Jubilee honors Trinity’s past and future


Courtesy of Hallie Smith

Jay St. John, Byron Lawson and Craig Maughan all attended the Golden Jubilee. In a video shown at the program, the three of them shared their thoughts about Trinity’s growth throughout the years.

Olivia Demetriades, Layout Editor

   Parents, faculty and alumni celebrated Trinity’s 50-year milestone at the Golden Jubilee on Saturday, Sept. 15. The culminating event of the week’s 50th anniversary celebration featured music, dancing and a special program to commemorate the school through the years.

The Jubilee, which took place at Full Sail Live and lasted from 7 to 10 p.m., accommodated about 350 attendees. The price of attendance was $50 for the 50th. Parent Regulations Manager and Major Gifts Officer Elizabeth McIntosh, along with Trinity’s Board of Trustees and Alumni Advisory Board, planned the event over the course of the past year. McIntosh said that they hoped for it to be a Trinity family reunion rather than a fundraiser. Throughout the night, a DJ played songs from the ‘60s through the 2000s, so that guests of all ages could enjoy the music.

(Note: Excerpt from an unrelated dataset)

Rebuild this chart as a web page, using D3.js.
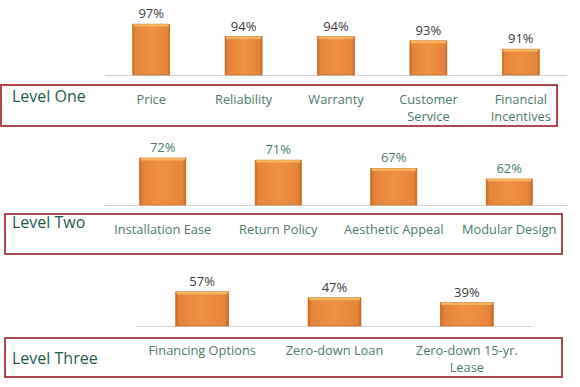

“We wanted to make this a little different [from previous fundraisers],” McIntosh said. “We wanted to have the chance to show a video; we wanted to have the chance to have music; we wanted to have the chance to give it a different feel.”

During the program, guests watched a video of Trinity’s three most recent headmasters, Jay St. John, Craig Maughan and Byron Lawson, sharing their thoughts about the Trinity family, the students and the school’s growth.

“What is nice about having Mr. St. John, Mr. Maughan, and Mr. Lawson all speak is that they all have such a love for this place, even though their times were very different,” McIntosh said.
Ray Herod ‘72, Frank Wright ‘89 and Paul Perkins ‘84 talked about their times at Trinity, and current Head of School Byron Lawson also spoke. English teacher Susan Lilley, Orlando’s poet laureate, concluded the pro- gram with a reading of her poem “I Learned It Here.” In the poem, Lilley compiled lessons that many alumni learned from Trinity Prep, from how to write a lab report to the power of friendship.

   While the night celebrated Trinity’s history, McIntosh said it was also meant to emphasize the future of Trinity.

“The highlight of the night [was] honoring our three surviving heads of school and their excitement about the future of Trinity Prep,” McIntosh said. “Everybody is on the same page about why the future of Trinity Prep matters.”